The most purely entertaining of the outtakes is I think the longest. It shows the opening acts of Vallens' performance at the Slow Club. One is a terrier eating dinner contentedly from a bowl. The other is a caustic-comedian lounge act that will be worth searching for on YouTube once the Blu-ray comes out. (It's not up yet.)
The most important of the deleted scenes are a series that see the young Jeffrey at college getting informed of his father's illness and then saying goodbye to his friends, including a girlfriend he says he's in love with. They add some substance to a figure who, when we meet him in the released film, is a tabula rasa. We learn that he was unilaterally ordered to leave college and come back and work in the family store by his mother. (This is a twist; in the released film his mother is a weak figure.) In the goodbye scene with his girlfriend, her mannerisms are stilted even by the standards of this film, so it's difficult to get a read on her. (The part is played by an unrecognizable Megan Mullaly, the actress who plays Karen on Will & Grace.) Later, we see their relationship disintegrate over the phone lines. The most mordant of these scenes, heard just from Jeffrey's side, is the final one, in which she tells Jeffrey she's gotten married. "If things don't work out, you have a future in comedy," he says, and hangs up.
The key scene in the college sequences would have made Blue Velvet a different movie. It starts at a wan school dance. Where's Jeffrey? a student asks; there's an emergency call for him. Turns out Jeffrey's in a grungy basement, spying on what is apparently a date rape in progress. We see a bulky college guy pinning down a struggling co-ed—clad, significantly, in blue—on a mattress. Jeffrey watches, fascinated, as the scene unfolds.

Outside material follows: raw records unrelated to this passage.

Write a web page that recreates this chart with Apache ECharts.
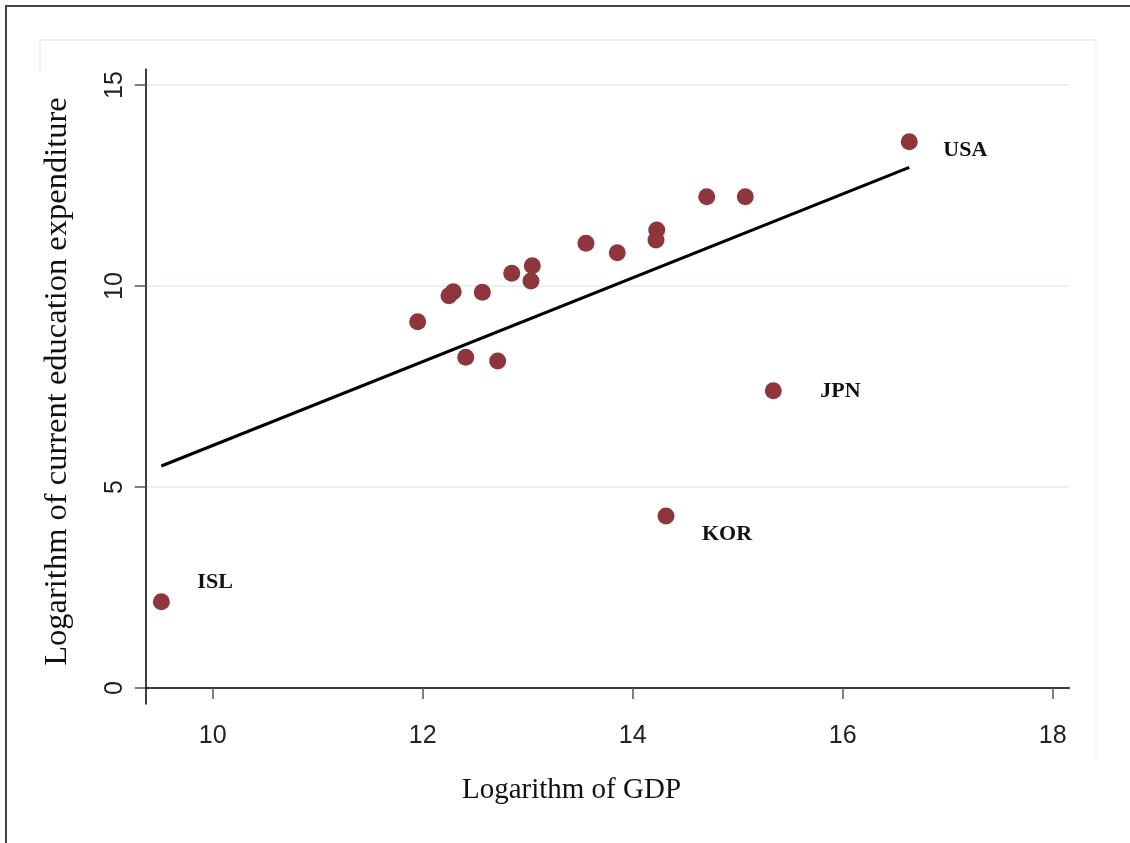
<!DOCTYPE html>
<html>
<head>
<meta charset="utf-8">
<script src="https://cdn.jsdelivr.net/npm/echarts@6/dist/echarts.min.js"></script>
<style>html,body{margin:0;padding:0;background:#fff}#c{width:1130px;height:843px}</style>
</head>
<body>
<div id="c"></div>
<script>
// Data
const gdpLog = [9.511, 11.952, 12.250, 12.291, 12.568, 12.848, 13.044, 13.031, 13.555, 13.853, 14.229, 14.222, 12.410, 12.714, 14.705, 15.072, 16.634, 15.339, 14.317];
const eduLog = [2.147, 9.112, 9.759, 9.858, 9.843, 10.316, 10.505, 10.124, 11.062, 10.828, 11.393, 11.144, 8.226, 8.134, 12.221, 12.221, 13.590, 7.396, 4.279];
const countryLabels = ['ISL', '', '', '', '', '', '', '', '', '', '', '', '', '', '', '', 'USA', 'JPN', 'KOR'];
const fitX = [9.511, 16.634];
const fitY = [5.522, 12.953];
const xTicks = [10, 12, 14, 16, 18];
const yTicks = [0, 5, 10, 15];

// Label offsets (styling only)
const labelOffsets = { ISL: [36, -19], USA: [34, 9], JPN: [47, 1], KOR: [36, 18] };

const scatterData = gdpLog.map((x, i) => {
  const name = countryLabels[i];
  const item = { value: [x, eduLog[i]], name: name };
  if (name) {
    item.label = { show: true, offset: labelOffsets[name] };
  }
  return item;
});

const chart = echarts.init(document.getElementById('c'), null, { renderer: 'canvas' });
chart.setOption({
  backgroundColor: '#ffffff',
  animation: false,
  grid: { left: 145.7, right: 60.7, top: 69.3, bottom: 139 },
  xAxis: {
    type: 'value',
    min: 9.362,
    max: 18.158,
    axisLine: { show: true, lineStyle: { color: '#000', width: 1.5 } },
    axisTick: { show: true, customValues: xTicks, length: 11, lineStyle: { color: '#555', width: 1.5 } },
    axisLabel: { customValues: xTicks, margin: 20, fontFamily: 'Liberation Sans', fontSize: 25, color: '#222' },
    splitLine: { show: false }
  },
  yAxis: {
    type: 'value',
    min: -0.398,
    max: 15.39,
    axisLine: { show: true, lineStyle: { color: '#000', width: 1.5 } },
    axisTick: { show: true, customValues: yTicks, length: 11, lineStyle: { color: '#555', width: 1.5 } },
    axisLabel: { customValues: yTicks, rotate: 90, margin: 18, fontFamily: 'Liberation Sans', fontSize: 25, color: '#222' },
    splitLine: { show: true, lineStyle: { color: '#eaf1f3', width: 2 } }
  },
  graphic: [
    { type: 'rect', silent: true, z: -10, shape: { x: 6, y: 6, width: 1200, height: 1000 }, style: { fill: 'none', stroke: '#444', lineWidth: 2 } },
    { type: 'line', silent: true, z: -10, shape: { x1: 40, y1: 40, x2: 1096, y2: 40 }, style: { stroke: '#e6eeee', lineWidth: 1.5 } },
    { type: 'line', silent: true, z: -10, shape: { x1: 1096, y1: 40, x2: 1096, y2: 760 }, style: { stroke: '#eef3f3', lineWidth: 1.5 } },
    { type: 'line', silent: true, z: -10, shape: { x1: 40, y1: 40, x2: 40, y2: 73 }, style: { stroke: '#e6eeee', lineWidth: 1.5 } },
    { type: 'text', silent: true, x: 571.5, y: 790, style: { text: 'Logarithm of GDP', font: '29px "Liberation Serif"', fill: '#111', textAlign: 'center', textVerticalAlign: 'middle' } },
    { type: 'text', silent: true, x: 57.5, y: 381.5, rotation: Math.PI / 2, style: { text: 'Logarithm of current education expenditure', font: '32.5px "Liberation Serif"', fill: '#111', textAlign: 'center', textVerticalAlign: 'middle' } }
  ],
  series: [
    {
      type: 'line',
      data: fitX.map((x, i) => [x, fitY[i]]),
      symbol: 'none',
      lineStyle: { color: '#000', width: 3 },
      z: 2
    },
    {
      type: 'scatter',
      data: scatterData,
      symbol: 'circle',
      symbolSize: 17,
      itemStyle: { color: '#8f363d', opacity: 1 },
      label: {
        show: false,
        position: 'inside',
        align: 'left',
        verticalAlign: 'middle',
        formatter: '{b}',
        fontFamily: 'Liberation Serif',
        fontWeight: 'bold',
        fontSize: 22,
        color: '#111'
      },
      z: 3
    }
  ]
});
</script>
</body>
</html>
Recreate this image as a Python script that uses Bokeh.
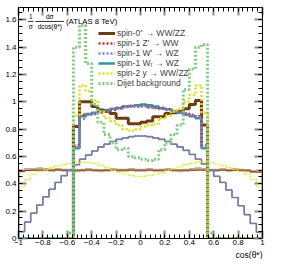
import numpy as np
from bokeh.plotting import figure
from bokeh.models import Range1d, LinearAxis, FixedTicker, Label, Legend, LegendItem, Title
from bokeh.embed import file_html
from bokeh.resources import INLINE

# ---------------- data ----------------
bin_edges = [round(-1.0 + 0.05 * i, 2) for i in range(41)]

spin0_reco = [0] * 9 + [0.82, 1.00, 1.00, 0.965, 0.94, 0.93, 0.915, 0.88, 0.88, 0.84, 0.84,
                        0.85, 0.86, 0.89, 0.89, 0.915, 0.92, 0.93, 0.95, 0.98, 1.01, 0.83] + [0] * 9
zprime_reco = [0] * 9 + [0.68, 0.905, 0.905, 0.91, 0.92, 0.935, 0.94, 0.955, 0.965, 0.97, 0.965,
                         0.97, 0.96, 0.955, 0.95, 0.945, 0.935, 0.925, 0.915, 0.905, 0.895, 0.68] + [0] * 9
wprime_reco = [0] * 9 + [0.67, 0.875, 0.905, 0.915, 0.925, 0.93, 0.945, 0.95, 0.96, 0.965, 0.97,
                         0.965, 0.96, 0.955, 0.95, 0.94, 0.93, 0.92, 0.91, 0.90, 0.89, 0.67] + [0] * 9
wr_reco = [0] * 9 + [0.66, 0.895, 0.91, 0.92, 0.93, 0.94, 0.95, 0.955, 0.965, 0.97, 0.975,
                     0.98, 0.975, 0.965, 0.955, 0.945, 0.93, 0.92, 0.905, 0.895, 0.88, 0.66] + [0] * 9
spin2_reco = [0] * 9 + [0.90, 1.12, 1.08, 1.01, 0.93, 0.88, 0.86, 0.83, 0.80, 0.79, 0.80,
                        0.82, 0.83, 0.84, 0.88, 0.90, 0.93, 0.95, 1.00, 1.05, 1.12, 0.92] + [0] * 9
dijet_reco = [0] * 8 + [0.04] + [1.40, 1.56, 1.28, 0.98, 0.85, 0.76, 0.70, 0.65, 0.66, 0.60, 0.59,
                                 0.58, 0.57, 0.58, 0.65, 0.70, 0.76, 0.83, 1.09, 1.24, 1.40, 1.42] + [0.04] + [0] * 8

spin0_true_a = [0.495, 0.505, 0.505, 0.51, 0.505, 0.50, 0.505, 0.50, 0.50, 0.495,
                0.50, 0.505, 0.50, 0.495, 0.50, 0.505, 0.50, 0.50, 0.505, 0.50,
                0.50, 0.505, 0.50, 0.50, 0.505, 0.50, 0.495, 0.50, 0.505, 0.51,
                0.505, 0.50, 0.50, 0.505, 0.50, 0.505, 0.50, 0.495, 0.49, 0.495]
spin0_true_b = [0.49, 0.497, 0.50, 0.50, 0.498, 0.50, 0.502, 0.50, 0.499, 0.50,
                0.50, 0.501, 0.50, 0.499, 0.50, 0.50, 0.50, 0.501, 0.50, 0.50,
                0.50, 0.50, 0.499, 0.50, 0.501, 0.50, 0.50, 0.50, 0.499, 0.50,
                0.50, 0.501, 0.50, 0.50, 0.499, 0.50, 0.50, 0.50, 0.488, 0.485]
spin1_true = [0.05, 0.12, 0.185, 0.245, 0.305, 0.36, 0.41, 0.46, 0.50, 0.54,
              0.58, 0.61, 0.64, 0.67, 0.69, 0.71, 0.725, 0.735, 0.745, 0.75,
              0.75, 0.745, 0.735, 0.725, 0.71, 0.69, 0.67, 0.645, 0.615, 0.58,
              0.545, 0.50, 0.455, 0.41, 0.355, 0.30, 0.24, 0.175, 0.11, 0.045]
spin2_true = [0.38, 0.43, 0.47, 0.49, 0.50, 0.52, 0.53, 0.54, 0.55, 0.555,
              0.56, 0.555, 0.55, 0.535, 0.52, 0.50, 0.485, 0.47, 0.46, 0.455,
              0.455, 0.46, 0.47, 0.48, 0.50, 0.51, 0.525, 0.54, 0.55, 0.56,
              0.56, 0.555, 0.545, 0.535, 0.52, 0.505, 0.49, 0.47, 0.43, 0.38]

legend_labels = ["spin-0\u207a \u2192 WW/ZZ", "spin-1 Z' \u2192 WW", "spin-1 W' \u2192 WZ",
                 "spin-1 W\u1d63 \u2192 WZ", "spin-2 y \u2192 WW/ZZ", "Dijet background"]

x_ticks = [-1.0, -0.8, -0.6, -0.4, -0.2, 0.0, 0.2, 0.4, 0.6, 0.8, 1.0]
x_tick_labels = ["\u22121", "\u22120.8", "\u22120.6", "\u22120.4", "\u22120.2", "0",
                 "0.2", "0.4", "0.6", "0.8", "1"]
y_ticks = [0.0, 0.2, 0.4, 0.6, 0.8, 1.0, 1.2, 1.4, 1.6]
y_tick_labels = ["0", "0.2", "0.4", "0.6", "0.8", "1", "1.2", "1.4", "1.6"]

FONT = "Liberation Sans"


def outline(edges, vals):
    xs, ys = [edges[0]], [0.0]
    for i, v in enumerate(vals):
        xs += [edges[i], edges[i + 1]]
        ys += [v, v]
    xs.append(edges[-1])
    ys.append(0.0)
    return xs, ys


p = figure(width=268, height=259, x_range=Range1d(-1, 1), y_range=Range1d(0, 1.69),
           output_backend="svg", toolbar_location=None,
           min_border_left=18, min_border_right=6, min_border_top=7, min_border_bottom=20)
p.grid.visible = False
p.outline_line_color = "black"
p.outline_line_width = 1
p.background_fill_color = "white"
p.border_fill_color = "white"

x_minor = [round(v, 2) for v in np.arange(-1.0, 1.0001, 0.04)]
y_minor = [round(v, 2) for v in np.arange(0.0, 1.6901, 0.05)]


def style_axis(ax, ticks, minor, labels, show_labels, standoff=2):
    ax.ticker = FixedTicker(ticks=ticks, minor_ticks=minor)
    ax.axis_line_color = "black"
    ax.major_tick_in = 8
    ax.major_tick_out = 0
    ax.minor_tick_in = 4
    ax.minor_tick_out = 0
    ax.major_tick_line_color = "#8a8a8a"
    ax.major_tick_line_width = 2
    ax.minor_tick_line_color = "black"
    ax.minor_tick_line_width = 1
    if show_labels:
        ax.major_label_overrides = {t: l for t, l in zip(ticks, labels)}
        ax.major_label_text_font = FONT
        ax.major_label_text_font_size = "8px"
        ax.major_label_text_color = "black"
        ax.major_label_standoff = standoff
    else:
        ax.major_label_overrides = {t: "" for t in ticks}
        ax.major_label_text_font_size = "1px"
        ax.major_label_standoff = 0


style_axis(p.xaxis[0], x_ticks, x_minor, x_tick_labels, True, standoff=1)
style_axis(p.yaxis[0], y_ticks, y_minor, y_tick_labels, True, standoff=2)
top_ax = LinearAxis()
style_axis(top_ax, x_ticks, x_minor, x_tick_labels, False)
p.add_layout(top_ax, "above")
right_ax = LinearAxis()
style_axis(right_ax, y_ticks, y_minor, y_tick_labels, False)
p.add_layout(right_ax, "right")

xs, ys = outline(bin_edges, spin0_true_a)
p.line(xs, ys, line_color="#c4a98c", line_width=3)
xs, ys = outline(bin_edges, spin0_true_b)
p.line(xs, ys, line_color="#7a4012", line_width=1)
xs, ys = outline(bin_edges, spin1_true)
p.line(xs, ys, line_color="#44aaaa", line_width=1.6)
p.line(xs, ys, line_color="#7d7dc8", line_width=1.2)
p.line(xs, ys, line_color="#d04a4a", line_width=1, line_dash="1 2")
xs, ys = outline(bin_edges, spin2_true)
p.line(xs, ys, line_color="#e6e620", line_width=1.2, line_dash="2 1")

xs, ys = outline(bin_edges, spin0_reco)
r_s0 = p.line(xs, ys, line_color="#6e3b12", line_width=3)
xs, ys = outline(bin_edges, wr_reco)
r_wr = p.line(xs, ys, line_color="#2e9a9a", line_width=2.5)
xs, ys = outline(bin_edges, zprime_reco)
r_zp = p.line(xs, ys, line_color="#c0302f", line_width=2.5, line_dash="2 2")
xs, ys = outline(bin_edges, wprime_reco)
r_wp = p.line(xs, ys, line_color="#7f7fd5", line_width=2.5, line_dash="2 2")
xs, ys = outline(bin_edges, spin2_reco)
r_s2 = p.line(xs, ys, line_color="#e0e010", line_width=2.5, line_dash="2 2")
xs, ys = outline(bin_edges, dijet_reco)
r_dj = p.line(xs, ys, line_color="#7fcc7f", line_width=3, line_dash="2 2")

legend = Legend(items=[LegendItem(label=legend_labels[0], renderers=[r_s0]),
                       LegendItem(label=legend_labels[1], renderers=[r_zp]),
                       LegendItem(label=legend_labels[2], renderers=[r_wp]),
                       LegendItem(label=legend_labels[3], renderers=[r_wr]),
                       LegendItem(label=legend_labels[4], renderers=[r_s2]),
                       LegendItem(label=legend_labels[5], renderers=[r_dj])],
                location=(80, 150), padding=0, margin=0, spacing=0,
                label_height=10, glyph_height=10, glyph_width=17, label_standoff=2,
                label_text_font=FONT, label_text_font_size="8.5px",
                background_fill_alpha=0, border_line_color=None)
p.add_layout(legend, "center")


def lab(x, y, text, size, align="center"):
    p.add_layout(Label(x=x, y=y, text=text, text_font=FONT, text_font_size=size,
                       text_align=align, text_baseline="middle", text_color="black"))

lab(-0.900, 1.627, "1", "6.5px")
lab(-0.900, 1.550, "\u03c3", "6.5px")
lab(-0.744, 1.627, "d\u03c3", "6.5px")
lab(-0.744, 1.550, "dcos(\u03b8*)", "6.5px")
p.segment(x0=[-0.922, -0.861], y0=[1.588, 1.588], x1=[-0.877, -0.627], y1=[1.588, 1.588],
          line_color="black", line_width=0.8)
lab(-0.611, 1.588, "(ATLAS 8 TeV)", "7.8px", align="left")

p.add_layout(Title(text="cos(\u03b8*)", align="right", text_font=FONT, text_font_size="8.5px",
                   text_font_style="normal", text_color="black", standoff=0, offset=0),
             "below")

open("out.html", "w").write(file_html(p, INLINE))
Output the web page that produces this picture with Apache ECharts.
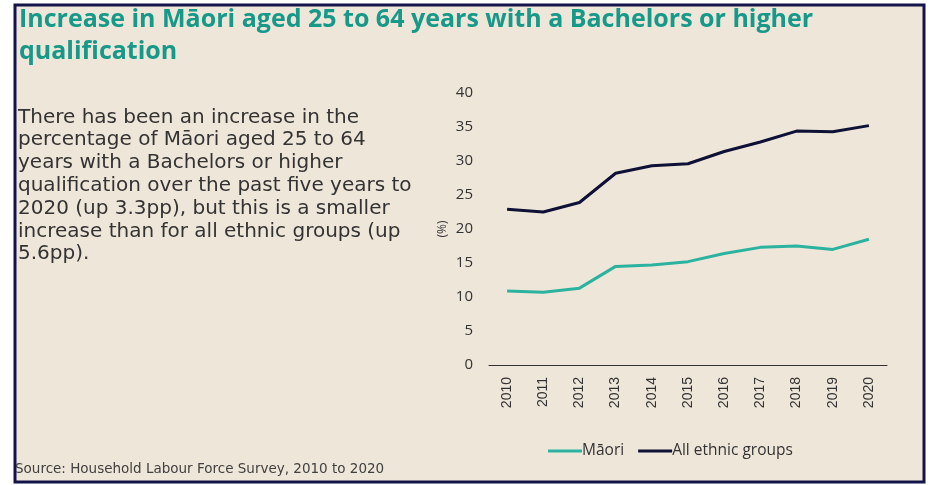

He hears someone call out to him; only then, in a fit of sudden bravado, does he tell the guy to leave the woman alone.
The inclusion of this scene would have significantly changed our understanding of the film. We think of Jeffrey as someone drawn by curiosity into a new world, in which he is freed, in some way, to experience desires or urges he didn't previously know about. That's part of the director Lynch's professional mien, too; a naïf detachedly exploring, with open eyes, these unaccountably dark images that pop into his head. Instead, in this memorable shot we see something like a portrait of the artist as a young perv, comfortable, even eager, to watch not just sex but explicit sexual violence without protest. Roger Ebert, please note!
The disc also includes the documentary "Mysteries of Love," which owners of the original DVD already have. It's a thorough exposition of the film's making and themes, done with extraordinary taste, intelligence, and lack of squeamishness. Among other things, it has a lot of footage of the cerebral Rossellini (the daughter, you'll recall, of director Roberto Rossellini and Ingrid Bergman) offering her take on the movie. It was her first American film (Lynch happened upon her in a restaurant, also the beginning of the pair's extended personal relationship), so we had no context for her at the time. We can see how her intelligence informed her performance. The grueling, notorious scene Roger Ebert found so provocative—that's the one in which an abject, nude Vallens appears on a street at night—remains an iconic moment in transgressive cinema. In this film and elsewhere, Rossellini has said she drew on several images to help her do it. Among them: The famous picture of the Vietnamese girl running from a napalm attack; a slab of beef hanging from a meat hook—and her personal experiences with the haunted visages of privileged European friends who'd been kidnapped and tortured by the Red Brigades.